The costumes, designed by Cherniakov himself in collaboration with Irina Tsvetkova, add even less. Sergei Liadov, our bespectacled Tristan, does not remove his glasses throughout the entire opera, though the tenor has performed other Wagner roles without showing any sign of needing them. This oddity, together with his second act gray sweater and trench coat, both of which stay on the whole time, including the lusty scenes, do more than anything other than a walker or a wheelchair to eliminate the dynamism with which Wagner endowed his hero. It is hard to imagine this professorial Tristan killing Morold or doing much of anything else with passion or verve. The scuffle with Melot (over a pistol rather than a sword) is a stellar example of theatrical silliness – our Tristan resembles a hapless middle-aged man vainly resisting a mugger. Isolde spends the entire opera in non-descript gowns that seem deliberately designed for fat ladies. Marke, clad in a cashmere topcoat, and his suited retinue look vaguely like Russian gangsters, perhaps intentionally, but perhaps not.

The Mariinsky is not known for the high quality of its stage direction, but it would seem that Cherniakov and his collaborators have seen or heard of too many other po-mo Tristans. Perhaps there is a new sexual harassment law in the theatrical world that forbids singers to touch during love scenes, but Petersburg’s audience has now joined Vienna’s in witnessing two static figures standing beside each other and staring into space while they indulge in the closest musical approximation of orgasm. But in case we miss the dramatic point or cannot hear the singing, at least we have digitally created explosions going off on a film screen that depicts a sprawling metropolis at night – explosions bright enough to divert all our attention from the singers and their raptures.

Overall, Cherniakov has reduced a work that is the quintessence of spiritual and emotional transcendence to a mere reminder of the banal contemporary reality that we are condemned to inhabit. Wagner’s philosophical goal of escaping mundane, phenomenal existence through art, music, and theater has been avoided yet again to no purpose by a producer who can add neither an affirmation of humanity nor any more than a superficial comprehension of the composer’s intentions. Of course the human experience has limitations, but is it not Wagner’s point that they can be overcome, even if it must be in death? What value can possibly come from trivializing the power of love, ecstasy, and redemption in the way that this Tristan does? All it really tells us is that Eurotrash designers are dull, passionless individuals who are too bogged down in their own pretensions to cynicism and irony to find beauty in the world. And if that is what they have to say, then who cares? Why must expansive, feeling people be forced to waste so much time paying attention to so many bores – the people who, to paraphrase the late William S. Burroughs speaking of the late and not so great Kurt Cobain, frown for no reason? Let us feel sorry for the prolonged adolescence of the avant-garde and move on. The gushing streams of people fleeing the Mariinsky after Act II both nights and one Russian audience member’s overheard comment, “Just shut your eyes and listen to Wagner’s music” illustrate perfectly that these theatrical crybabies are not responding to the needs and aspirations of their audience, whose humanity is already under relentless assault and ever more in need of affirmation.

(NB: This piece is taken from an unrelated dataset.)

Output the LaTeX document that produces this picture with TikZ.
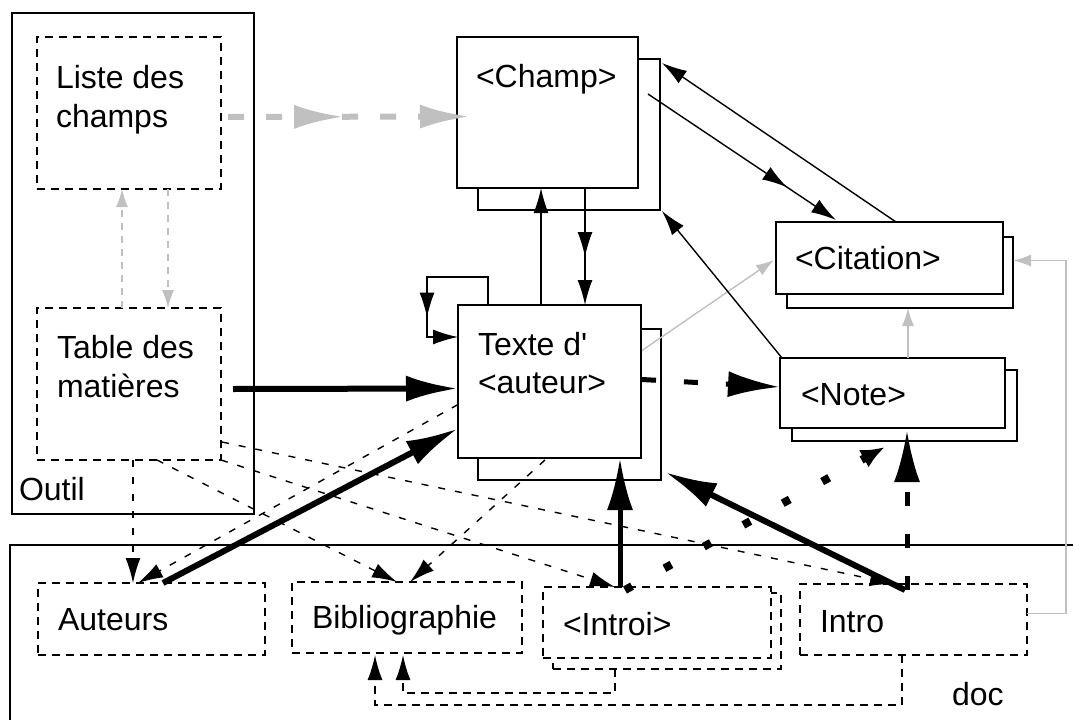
\documentclass[tikz,border=0pt]{standalone}
\usepackage{fontspec}
\setmainfont{Liberation Sans}
\usetikzlibrary{arrows.meta,calc,decorations.markings}
\definecolor{lgray}{RGB}{192,192,192}
\tikzset{
  smallT/.tip={Latex[length=25pt,width=15pt]},
  grayT/.tip={Latex[length=18pt,width=12pt]},
  gbigT/.tip={Latex[length=50pt,width=24pt]},
  bigT/.tip={Latex[length=52pt,width=26pt]},
  dotT/.tip={Latex[length=24pt,width=20pt]},
  box/.style={draw, line width=1.8pt, fill=white, inner sep=0pt, outer sep=0pt, anchor=north west},
  dbox/.style={box, dash pattern=on 8pt off 6pt},
  frm/.style={line width=1.8pt},
  lbl/.style={inner sep=0pt, outer sep=0pt, anchor=base west, font=\fontsize{32}{38}\selectfont},
  conn/.style={line width=1.4pt, -smallT},
  dconn/.style={conn, dash pattern=on 7pt off 10pt},
  bconn/.style={line width=1.6pt, dash pattern=on 8pt off 6pt, -smallT},
  gconn/.style={line width=1.4pt, color=lgray, -grayT},
  gdconn/.style={gconn, dash pattern=on 7pt off 6pt},
  gheavy/.style={line width=6pt, color=lgray, dash pattern=on 16pt off 22pt, -gbigT},
  heavy/.style={line width=6pt, -bigT},
  hdash/.style={line width=5pt, dash pattern=on 14pt off 28pt, -bigT},
  hdot/.style={line width=8pt, dash pattern=on 8pt off 37pt, -dotT},
  midtip/.style={postaction=decorate, decoration={markings, mark=at position #1 with {\arrow{smallT}}}},
  gmidtip/.style={postaction=decorate, decoration={markings, mark=at position #1 with {\arrow{gbigT}}}},
}
\begin{document}
\begin{tikzpicture}[x=1pt,y=-1pt]
\useasboundingbox (0,0) rectangle (1073,720);
\fill[white] (0,0) rectangle (1073,720);

% frames
\node[box, fill=none, minimum width=242pt, minimum height=501pt] (outil) at (12,13) {};
\draw[frm] (1073,545) coordinate (docR) -- (10,545) coordinate (docTL) -- (10,720) coordinate (docB);

% dashed boxes in Outil
\node[dbox, minimum width=184pt, minimum height=152pt] (liste) at (37,37) {};
\node[dbox, minimum width=184pt, minimum height=152pt] (table) at (37,308) {};

% shadow boxes
\node[box, minimum width=182pt, minimum height=151pt] (champS) at (478,59) {};
\node[box, minimum width=183pt, minimum height=151pt] (texteS) at (478,329) {};
\node[box, minimum width=226pt, minimum height=71pt] (citS) at (787,237) {};
\node[box, minimum width=225pt, minimum height=71pt] (noteS) at (792,370) {};
\node[dbox, minimum width=228pt, minimum height=76pt] (introiS) at (553,593) {};

% front boxes
\node[box, minimum width=181pt, minimum height=151pt] (champ) at (457,37) {};
\node[box, minimum width=183pt, minimum height=153pt] (texte) at (458,305) {};
\node[box, minimum width=227pt, minimum height=72pt] (cit) at (776,222) {};
\node[box, minimum width=225pt, minimum height=70pt] (note) at (780,358) {};
\node[dbox, minimum width=227pt, minimum height=72pt] (auteurs) at (38,583) {};
\node[dbox, minimum width=230pt, minimum height=71pt] (biblio) at (292,582) {};
\node[dbox, minimum width=228pt, minimum height=71pt] (introi) at (543,587) {};
\node[dbox, minimum width=227pt, minimum height=71pt] (intro) at (800,584) {};

% labels
\node[lbl] (listeT1) at (56,88) {Liste des};
\node[lbl] (listeT2) at (56,127) {champs};
\node[lbl] (tableT1) at (57,358) {Table des};
\node[lbl] (tableT2) at (57,397) {matières};
\node[lbl] (outilT) at (19,500) {Outil};
\node[lbl] (champT) at (476,87) {<Champ>};
\node[lbl] (texteT1) at (478,355) {Texte d\textquotesingle};
\node[lbl] (texteT2) at (478,393) {<auteur>};
\node[lbl] (citT) at (795,269) {<Citation>};
\node[lbl] (noteT) at (801,405) {<Note>};
\node[lbl] (auteursT) at (58,630) {Auteurs};
\node[lbl] (biblioT) at (312,628) {Bibliographie};
\node[lbl] (introiT) at (563,635) {<Introi>};
\node[lbl] (introT) at (820,632) {Intro};
\node[lbl] (docT) at (952,705) {doc};

% gray connectors
\draw[gheavy, gmidtip=0.48] ($(liste.east)+(7,4)$) -- ($(champ.west)+(13,4)$);
\draw[gdconn] ($(table.north west)+(85,0)$) -- ($(liste.south west)+(85,0)$);
\draw[gdconn] ($(liste.south west)+(131,0)$) -- ($(table.north west)+(131,0)$);
\draw[gconn] ($(texte.east)+(1,-31)$) -- ($(cit.west)+(-2,2)$);
\draw[gconn] ($(note.north west)+(128,0)$) -- ($(citS.south west)+(121,0)$);
\draw[gconn] ($(intro.east)+(0,-6)$) -- ++(39,0) |- ($(citS.east)+(0,-12)$);

% thin black connectors
\draw[conn, midtip=0.72] ($(texte.north west)+(30,0)$) -- ++(0,-28) -- ++(-61,0) -- ++(0,60) -- ($(texte.north west)+(0,32)$);
\draw[conn] ($(texte.north west)+(83,0)$) -- ($(champ.south west)+(84,0)$);
\draw[conn, midtip=0.59] ($(champ.south west)+(128,0)$) -- ($(texte.north west)+(127,0)$);
\draw[conn, midtip=0.74] ($(champ.north east)+(10,57)$) -- ($(cit.north west)+(60,-2)$);
\draw[conn] ($(cit.north west)+(120,0)$) -- ($(champS.north east)+(2,4)$);
\draw[conn] ($(note.north west)+(2,0)$) -- ($(champS.south east)+(2,1)$);

% thin dashed connectors
\draw[dconn] ($(texte.west)+(0,23)$) -- ($(auteurs.north west)+(100,0)$);
\draw[dconn] ($(table.south west)+(96,0)$) -- ($(auteurs.north west)+(95,0)$);
\draw[dconn] ($(table.south west)+(120,0)$) -- ($(biblio.north west)+(105,0)$);
\draw[dconn] (table.south east) -- ($(introi.north west)+(72,0)$);
\draw[dconn] ($(table.east)+(1,58)$) -- ($(intro.north west)+(95,0)$);
\draw[dconn] ($(texte.south west)+(87,2)$) -- ($(biblio.north west)+(118,0)$);
\draw[bconn] ($(introiS.south west)+(62,0)$) -- ++(0,24) -| ($(biblio.south west)+(111,2)$);
\draw[bconn] ($(intro.south west)+(102,0)$) -- ++(0,50) -| ($(biblio.south west)+(83,2)$);

% heavy connectors
\draw[heavy] ($(table.east)+(12,5)$) -- ($(texte.west)+(0,7)$);
\draw[heavy] ($(auteurs.north west)+(125,0)$) -- ($(texte.west)+(0,47)$);
\draw[heavy, line width=5pt] ($(introi.north west)+(77,0)$) -- ($(texte.south west)+(162,0)$);
\draw[heavy] ($(intro.north west)+(105,6)$) -- ($(texteS.south east)+(4,-8)$);
\draw[hdash] ($(texte.east)+(1,-2)$) -- ($(note.west)+(0,-6)$);
\draw[hdash] ($(intro.north west)+(107,6)$) -- ($(note.south west)+(127,2)$);
\draw[hdot] ($(introi.north west)+(82,3)$) -- ($(noteS.south west)+(93,6)$);
\end{tikzpicture}
\end{document}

Talented vocalism can often save abstruse productions such as this one (witness the Met’s recent Tristan, Lohengrin, and Fidelio productions), but here, too, the Mariinsky’s effort has little to offer. Liadov’s Tristan had occasional flashes of power, but was on the whole weak and unbalanced. Most of his third act singing evoked the rhythmic barking of an aged Siegfried Jerusalem, who held on to his Heldentenor roles a few years too long. In the May 29 performance even Liadov’s second act singing was weak, verging at times toward inaudible. The role of Isolde went in the opening night performance to the ill-suited Larissa Gogolevskaia, handily the worst of the three Brunnhildes cast in the Mariinsky’s Ring Cycles of 2003 and 2004 and a soprano who justifiably appears to receive very few other parts in Petersburg or elsewhere. Although she seems to have lost some weight and handled her role’s middle register with more agility than she has mustered in the past, her upper register remains as shrill and unpleasant as her dramatic abilities are limited and disappointing. Her Liebestod sounded like a last desperate gasp for air rather than a surrendering to eternity. Milana Butaeva, who took over for the second performance, was more appealing visually, but also struggled to deliver Isolde’s best music. A glimmer of hope is offered by the fine young soprano Olga Sergeeva’s reported inclusion in this production, but she has yet to be heard (a third performance is scheduled for June 30). More enjoyable was the supporting cast, particularly the Markes of Mikhail Kit — fresh from his well-received performances of Wotan in New York last month — and Gennady Bezzubenkov. Masters of the Russian repertoire’ great bass roles, their Wagner performances are solid and should be esteemed. Olga Sa
vova and Svetlana Volkova both brought fine musicianship to their Branganes, as did the stentorian Andrei Spekhov to his Kurwenal. Artistic director Valery Gergiev led the Mariinsky’s orchestra with his usual intensity and volume, especially in the brass and percussion, but, uncharacteristically, he seemed inattentive to many subtleties in the score and failed to convey much of its pathos. The prelude did not move, and the orchestra’s general sound remained inchoate throughout both evenings. Despite his achievements elsewhere in the Wagner repertoire, his Tristan cannot yet stand with those of Levine, Barenboim, or, especially, Christian Thielemann in its power and purpose.